Some communities, especially Sephardim in the Land of Israel, were initially opposed to reciting the Mourner's Kaddish after the first eleven months following a death, contending that it would cast a negative light on the departed. Isaac Luria offered an alternative perspective, explaining that "while the orphan's Kaddish within the eleven months helps the soul to pass from Gehinnom to Gan Eden, the Yahrzeit Kaddish elevates the soul every year to a higher sphere in paradise." Menasseh ben Israel also adopts this perspective.

Ḥasidic Jews traditionally celebrate the Yahrzeit of their respective rabbis with song, dance, and general rejoicing, resulting in a shift from the originally mournful nature of the celebration to an occasion of joyous festivity.
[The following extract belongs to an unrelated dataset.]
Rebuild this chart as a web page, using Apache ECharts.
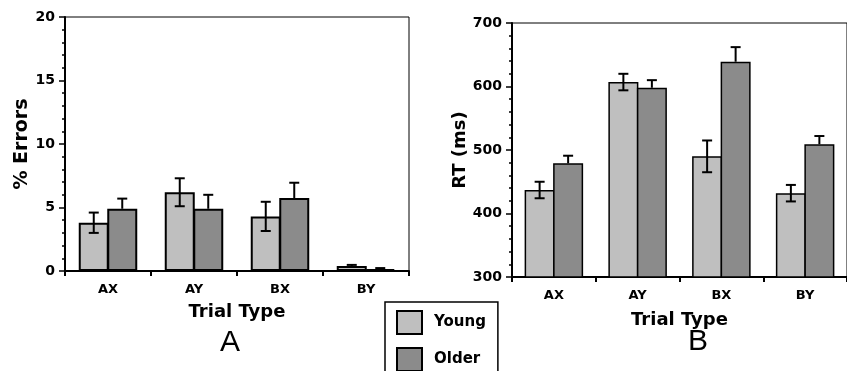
<!DOCTYPE html>
<html>
<head>
<meta charset="utf-8">
<script src="https://cdn.jsdelivr.net/npm/echarts@6/dist/echarts.min.js"></script>
<style>
  html, body { margin: 0; padding: 0; background: #fff; }
  #chart { width: 847px; height: 371px; }
</style>
</head>
<body>
<div id="chart"></div>
<script>
// 数据
const categories = ['AX', 'AY', 'BX', 'BY'];

// A: % Errors
const errYoung = [3.8, 6.2, 4.3, 0.4];
const errYoungSE = [0.8, 1.1, 1.15, 0.08];
const errOlder = [4.9, 4.9, 5.75, 0.15];
const errOlderSE = [0.8, 1.1, 1.2, 0.08];

// B: RT (ms)
const rtYoung = [437, 607, 490, 432];
const rtYoungSE = [13, 13, 25, 13];
const rtOlder = [479, 598, 639, 509];
const rtOlderSE = [12, 12, 23, 13];

const lightGray = '#bfbfbf';
const darkGray = '#8b8b8b';
const font = 'DejaVu Sans';
const BAR_W = 30;
const GAP = -0.05; // 两个柱子共用边框
const HALF = BAR_W * (1 + GAP) / 2;

const myChart = echarts.init(document.getElementById('chart'));

// 误差线
function errorSeries(name, means, ses, gridIdx, side, both) {
  return {
    type: 'custom',
    name: name,
    xAxisIndex: gridIdx,
    yAxisIndex: gridIdx,
    z: 10,
    silent: true,
    data: means.map((m, i) => [i, m, ses[i]]),
    renderItem: function (params, api) {
      const i = api.value(0), m = api.value(1), e = api.value(2);
      const top = api.coord([i, m + e]);
      const mid = api.coord([i, m]);
      const bot = api.coord([i, m - e]);
      const x = top[0] + side * HALF;
      const y2 = both ? bot[1] : mid[1];
      const style = { stroke: '#000', lineWidth: 2 };
      const children = [
        { type: 'line', shape: { x1: x, y1: top[1], x2: x, y2: y2 }, style: style },
        { type: 'line', shape: { x1: x - 5, y1: top[1], x2: x + 5, y2: top[1] }, style: style }
      ];
      if (both) {
        children.push({ type: 'line', shape: { x1: x - 5, y1: bot[1], x2: x + 5, y2: bot[1] }, style: style });
      }
      return { type: 'group', children: children };
    }
  };
}

function barSeries(name, data, gridIdx, color, bw) {
  return {
    type: 'bar',
    name: name,
    xAxisIndex: gridIdx,
    yAxisIndex: gridIdx,
    barWidth: BAR_W,
    barGap: (GAP * 100) + '%',
    data: data,
    itemStyle: { color: color, borderColor: '#000', borderWidth: bw }
  };
}

function xAxisOpt(gridIdx, gap) {
  return {
    type: 'category',
    gridIndex: gridIdx,
    data: categories,
    name: 'Trial Type',
    nameLocation: 'middle',
    nameGap: gap,
    nameTextStyle: { fontFamily: font, fontWeight: 'bold', fontSize: 18, color: '#000' },
    axisLine: { lineStyle: { color: '#000', width: 2 } },
    axisTick: { show: true, length: 5, lineStyle: { color: '#000', width: 2 } },
    axisLabel: { fontFamily: font, fontWeight: 'bold', fontSize: 13, color: '#000', margin: 12 }
  };
}

function yAxisOpt(gridIdx, name, min, max, interval, gap, size) {
  return {
    type: 'value',
    gridIndex: gridIdx,
    min: min,
    max: max,
    interval: interval,
    name: name,
    nameLocation: 'middle',
    nameRotate: 90,
    nameGap: gap,
    nameTextStyle: { fontFamily: font, fontWeight: 'bold', fontSize: size, color: '#000' },
    splitLine: { show: false },
    axisLine: { show: true, lineStyle: { color: '#000', width: 2 } },
    axisTick: { show: true, length: 6, lineStyle: { color: '#000', width: 1.5 } },
    minorTick: { show: true, splitNumber: 5, length: 3, lineStyle: { color: '#000', width: 1.5 } },
    axisLabel: { fontFamily: font, fontWeight: 'bold', fontSize: 14, color: '#000', margin: 10 }
  };
}

myChart.setOption({
  backgroundColor: '#fff',
  animation: false,
  grid: [
    { left: 65, top: 17, width: 344, height: 254, show: true, borderColor: '#000', borderWidth: 1 },
    { left: 512, top: 23, width: 346, height: 254, show: true, borderColor: '#000', borderWidth: 1 }
  ],
  xAxis: [xAxisOpt(0, 32), xAxisOpt(1, 34)],
  yAxis: [
    yAxisOpt(0, '% Errors', 0, 20, 5, 28, 19),
    yAxisOpt(1, 'RT (ms)', 300, 700, 100, 40, 18)
  ],
  legend: {
    data: ['Young', 'Older'],
    orient: 'vertical',
    left: 385,
    top: 302,
    height: 62,
    padding: [8, 12, 12, 11],
    itemWidth: 25,
    itemHeight: 23,
    itemGap: 12,
    icon: 'rect',
    borderColor: '#000',
    borderWidth: 1.5,
    itemStyle: { borderColor: '#000', borderWidth: 2 },
    textStyle: { fontFamily: font, fontWeight: 'bold', fontSize: 15, color: '#000', padding: [0, 0, 0, 7] }
  },
  graphic: [
    { type: 'text', left: 220, top: 328, style: { text: 'A', font: '30px "Liberation Sans"', fill: '#000' } },
    { type: 'text', left: 688, top: 327, style: { text: 'B', font: '30px "Liberation Sans"', fill: '#000' } }
  ],
  series: [
    barSeries('Young', errYoung, 0, lightGray, 2),
    barSeries('Older', errOlder, 0, darkGray, 2),
    barSeries('Young', rtYoung, 1, lightGray, 1.5),
    barSeries('Older', rtOlder, 1, darkGray, 1.5),
    errorSeries('errYoungA', errYoung, errYoungSE, 0, -1, true),
    errorSeries('errOlderA', errOlder, errOlderSE, 0, 1, false),
    errorSeries('errYoungB', rtYoung, rtYoungSE, 1, -1, true),
    errorSeries('errOlderB', rtOlder, rtOlderSE, 1, 1, false)
  ]
});
</script>
</body>
</html>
The Mitnaggedim vehemently objected to this innovation.

==Notable Yahrzeits==
The most widely-observed Yahrzeit is on the Seventh of Adar I, the anniversary of Moses' death; Lag ba-Omer, the Yahrzeit of Simeon ben Yoḥai, observed at his tomb in Meron since at least the 16th century; and the Fast of Gedalia, the date of Gedaliah ben Ahikam's assassination.

A Yahrzeit celebration in honour of Meïr Ba'al ha-Nes is held in Tiberias on the 15th of Iyyar. In Morocco, annual pilgrimages are made to the tombs of Isaac ben Walid and Haïm Pinto on the anniversaries of their deaths. Until the Second World War, the Yahrzeit of Moses Isserles was observed in Cracow on the 18th of Iyyar.

In the State of Israel, the Yahrzeits of national figures are observed as holidays, such as Ben-Gurion Day, Herzl Day, Jabotinsky Day, and Rabin Day.